## BEGIN RECORD SET

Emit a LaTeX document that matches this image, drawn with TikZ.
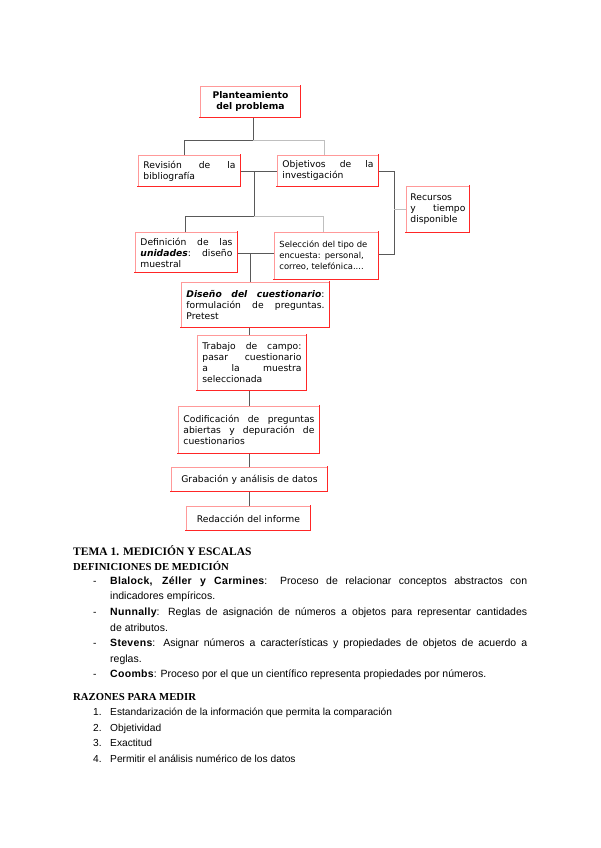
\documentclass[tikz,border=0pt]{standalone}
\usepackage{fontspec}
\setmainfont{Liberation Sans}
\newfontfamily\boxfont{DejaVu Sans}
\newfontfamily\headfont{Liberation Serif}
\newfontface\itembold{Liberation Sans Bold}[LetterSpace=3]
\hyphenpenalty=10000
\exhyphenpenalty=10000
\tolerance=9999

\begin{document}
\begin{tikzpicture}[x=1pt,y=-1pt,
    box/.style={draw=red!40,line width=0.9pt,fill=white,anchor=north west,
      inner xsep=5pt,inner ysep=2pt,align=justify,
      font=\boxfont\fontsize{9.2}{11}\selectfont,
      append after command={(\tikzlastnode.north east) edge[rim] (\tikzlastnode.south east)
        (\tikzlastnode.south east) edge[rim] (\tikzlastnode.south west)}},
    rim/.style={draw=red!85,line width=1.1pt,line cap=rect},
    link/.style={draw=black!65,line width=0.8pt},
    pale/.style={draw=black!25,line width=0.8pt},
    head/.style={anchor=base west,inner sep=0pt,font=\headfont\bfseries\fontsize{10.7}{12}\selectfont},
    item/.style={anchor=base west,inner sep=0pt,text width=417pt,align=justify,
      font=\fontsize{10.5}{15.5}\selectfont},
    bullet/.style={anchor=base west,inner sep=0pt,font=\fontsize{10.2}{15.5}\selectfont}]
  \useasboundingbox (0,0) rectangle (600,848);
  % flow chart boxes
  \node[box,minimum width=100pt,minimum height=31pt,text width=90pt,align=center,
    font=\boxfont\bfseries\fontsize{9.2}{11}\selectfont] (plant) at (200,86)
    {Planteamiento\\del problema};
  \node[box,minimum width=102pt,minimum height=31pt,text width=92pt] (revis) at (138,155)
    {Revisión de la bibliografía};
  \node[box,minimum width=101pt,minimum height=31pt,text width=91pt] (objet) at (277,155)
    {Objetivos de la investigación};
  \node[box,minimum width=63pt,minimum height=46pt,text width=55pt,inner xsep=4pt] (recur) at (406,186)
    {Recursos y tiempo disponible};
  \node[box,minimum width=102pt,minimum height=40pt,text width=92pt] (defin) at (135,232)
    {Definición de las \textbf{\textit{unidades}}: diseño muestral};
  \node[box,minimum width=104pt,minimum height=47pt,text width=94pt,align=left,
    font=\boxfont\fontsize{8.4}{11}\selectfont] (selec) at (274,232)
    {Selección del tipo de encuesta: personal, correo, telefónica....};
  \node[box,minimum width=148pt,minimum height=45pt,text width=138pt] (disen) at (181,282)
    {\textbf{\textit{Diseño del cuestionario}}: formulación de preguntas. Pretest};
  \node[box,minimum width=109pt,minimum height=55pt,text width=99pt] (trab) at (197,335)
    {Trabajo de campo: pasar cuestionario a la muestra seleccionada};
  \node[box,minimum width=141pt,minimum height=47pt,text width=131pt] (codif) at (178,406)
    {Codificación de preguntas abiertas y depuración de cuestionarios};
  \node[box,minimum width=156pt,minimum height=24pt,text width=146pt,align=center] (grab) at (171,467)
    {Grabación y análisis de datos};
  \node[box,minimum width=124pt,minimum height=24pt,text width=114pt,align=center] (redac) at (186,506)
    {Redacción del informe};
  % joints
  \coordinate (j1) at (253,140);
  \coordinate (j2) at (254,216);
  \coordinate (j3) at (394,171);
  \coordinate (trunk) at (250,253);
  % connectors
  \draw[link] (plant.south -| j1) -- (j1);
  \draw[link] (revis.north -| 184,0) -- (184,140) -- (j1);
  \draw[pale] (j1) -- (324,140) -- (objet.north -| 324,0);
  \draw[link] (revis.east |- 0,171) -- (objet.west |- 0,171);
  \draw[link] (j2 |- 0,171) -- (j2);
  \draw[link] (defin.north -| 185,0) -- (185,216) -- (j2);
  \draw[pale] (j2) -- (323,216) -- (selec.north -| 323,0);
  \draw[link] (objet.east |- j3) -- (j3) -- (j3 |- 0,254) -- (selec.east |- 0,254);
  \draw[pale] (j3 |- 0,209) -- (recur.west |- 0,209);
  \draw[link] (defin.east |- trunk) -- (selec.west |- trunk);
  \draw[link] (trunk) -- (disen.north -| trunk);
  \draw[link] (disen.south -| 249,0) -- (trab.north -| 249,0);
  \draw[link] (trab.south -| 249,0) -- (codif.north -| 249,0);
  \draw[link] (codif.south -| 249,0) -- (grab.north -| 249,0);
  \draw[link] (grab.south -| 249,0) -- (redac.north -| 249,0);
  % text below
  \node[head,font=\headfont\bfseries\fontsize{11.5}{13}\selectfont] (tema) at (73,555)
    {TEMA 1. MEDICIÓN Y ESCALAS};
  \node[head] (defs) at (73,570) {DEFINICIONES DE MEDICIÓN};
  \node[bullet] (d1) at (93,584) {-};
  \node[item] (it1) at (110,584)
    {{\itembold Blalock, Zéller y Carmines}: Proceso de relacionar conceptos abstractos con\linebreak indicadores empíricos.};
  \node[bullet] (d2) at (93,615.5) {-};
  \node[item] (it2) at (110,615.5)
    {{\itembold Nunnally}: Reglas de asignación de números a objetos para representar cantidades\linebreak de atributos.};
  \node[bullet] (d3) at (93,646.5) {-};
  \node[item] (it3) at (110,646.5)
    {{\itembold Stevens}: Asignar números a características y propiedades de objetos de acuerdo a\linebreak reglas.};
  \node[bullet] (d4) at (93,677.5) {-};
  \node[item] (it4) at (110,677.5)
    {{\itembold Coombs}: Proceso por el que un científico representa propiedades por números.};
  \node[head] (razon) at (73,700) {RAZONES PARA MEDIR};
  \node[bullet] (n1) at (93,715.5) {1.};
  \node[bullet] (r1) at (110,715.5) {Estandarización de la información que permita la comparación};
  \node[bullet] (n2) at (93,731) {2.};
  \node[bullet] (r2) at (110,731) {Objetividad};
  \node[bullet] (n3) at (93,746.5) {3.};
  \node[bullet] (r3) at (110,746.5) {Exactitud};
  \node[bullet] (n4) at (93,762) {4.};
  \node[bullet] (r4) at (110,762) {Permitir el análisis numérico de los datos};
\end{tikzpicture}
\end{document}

## END RECORD SET
## BEGIN RECORD SET

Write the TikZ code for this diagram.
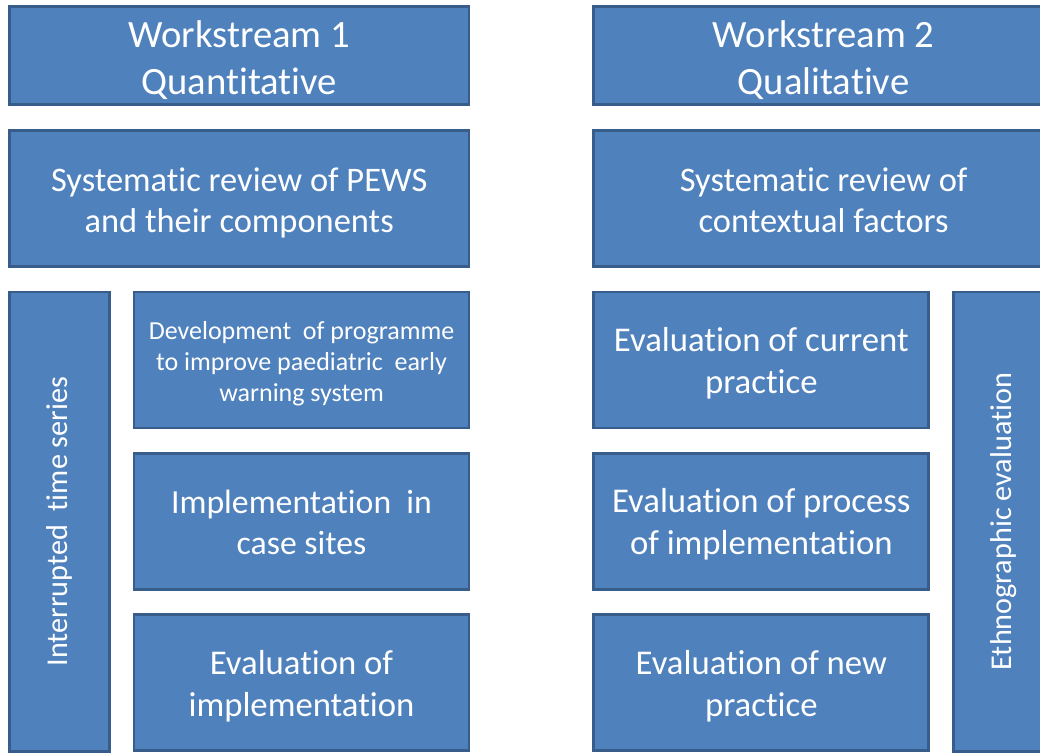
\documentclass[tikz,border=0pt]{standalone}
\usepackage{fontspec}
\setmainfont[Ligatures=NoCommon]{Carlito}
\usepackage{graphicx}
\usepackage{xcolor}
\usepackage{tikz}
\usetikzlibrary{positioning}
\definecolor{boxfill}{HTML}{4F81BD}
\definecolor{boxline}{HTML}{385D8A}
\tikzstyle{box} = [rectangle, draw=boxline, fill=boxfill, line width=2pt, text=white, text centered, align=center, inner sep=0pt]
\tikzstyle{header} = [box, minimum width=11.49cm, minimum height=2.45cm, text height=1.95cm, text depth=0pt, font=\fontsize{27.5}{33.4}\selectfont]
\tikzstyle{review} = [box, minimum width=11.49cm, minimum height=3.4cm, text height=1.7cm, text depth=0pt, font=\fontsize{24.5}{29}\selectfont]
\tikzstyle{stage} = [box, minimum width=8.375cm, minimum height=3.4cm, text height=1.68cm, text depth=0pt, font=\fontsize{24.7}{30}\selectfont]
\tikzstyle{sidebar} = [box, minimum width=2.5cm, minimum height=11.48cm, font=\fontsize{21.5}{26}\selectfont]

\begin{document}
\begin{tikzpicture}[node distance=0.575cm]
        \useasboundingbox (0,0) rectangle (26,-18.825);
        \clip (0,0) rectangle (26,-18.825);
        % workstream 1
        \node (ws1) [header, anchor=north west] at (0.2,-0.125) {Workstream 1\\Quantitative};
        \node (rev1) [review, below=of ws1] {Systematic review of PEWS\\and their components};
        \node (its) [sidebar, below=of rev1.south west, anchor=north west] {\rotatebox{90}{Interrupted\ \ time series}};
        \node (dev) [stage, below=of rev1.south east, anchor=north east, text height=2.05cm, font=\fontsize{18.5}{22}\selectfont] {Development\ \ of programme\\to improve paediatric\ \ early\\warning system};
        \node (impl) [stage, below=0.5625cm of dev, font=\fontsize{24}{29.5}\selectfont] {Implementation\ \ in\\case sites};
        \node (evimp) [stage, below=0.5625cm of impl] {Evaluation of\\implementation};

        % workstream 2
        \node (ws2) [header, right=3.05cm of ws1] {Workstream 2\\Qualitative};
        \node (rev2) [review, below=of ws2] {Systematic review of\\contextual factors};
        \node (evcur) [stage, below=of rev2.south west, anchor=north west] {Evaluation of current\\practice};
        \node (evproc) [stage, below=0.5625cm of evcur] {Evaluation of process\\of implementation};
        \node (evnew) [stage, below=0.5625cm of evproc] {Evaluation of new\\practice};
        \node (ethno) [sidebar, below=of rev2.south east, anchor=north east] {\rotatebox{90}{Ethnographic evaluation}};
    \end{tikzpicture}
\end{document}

## END RECORD SET

» GOAL: Above are some entries; copy exactly the lines from the line with "Write the TikZ code for this diagram." through the line with "minimum width=2.5cm, minimum", both included, but none of the pictures.

» WRITTEN RESPONSE:
Write the TikZ code for this diagram.
\documentclass[tikz,border=0pt]{standalone}
\usepackage{fontspec}
\setmainfont[Ligatures=NoCommon]{Carlito}
\usepackage{graphicx}
\usepackage{xcolor}
\usepackage{tikz}
\usetikzlibrary{positioning}
\definecolor{boxfill}{HTML}{4F81BD}
\definecolor{boxline}{HTML}{385D8A}
\tikzstyle{box} = [rectangle, draw=boxline, fill=boxfill, line width=2pt, text=white, text centered, align=center, inner sep=0pt]
\tikzstyle{header} = [box, minimum width=11.49cm, minimum height=2.45cm, text height=1.95cm, text depth=0pt, font=\fontsize{27.5}{33.4}\selectfont]
\tikzstyle{review} = [box, minimum width=11.49cm, minimum height=3.4cm, text height=1.7cm, text depth=0pt, font=\fontsize{24.5}{29}\selectfont]
\tikzstyle{stage} = [box, minimum width=8.375cm, minimum height=3.4cm, text height=1.68cm, text depth=0pt, font=\fontsize{24.7}{30}\selectfont]
\tikzstyle{sidebar} = [box, minimum width=2.5cm, minimum height=11.48cm, font=\fontsize{21.5}{26}\selectfont]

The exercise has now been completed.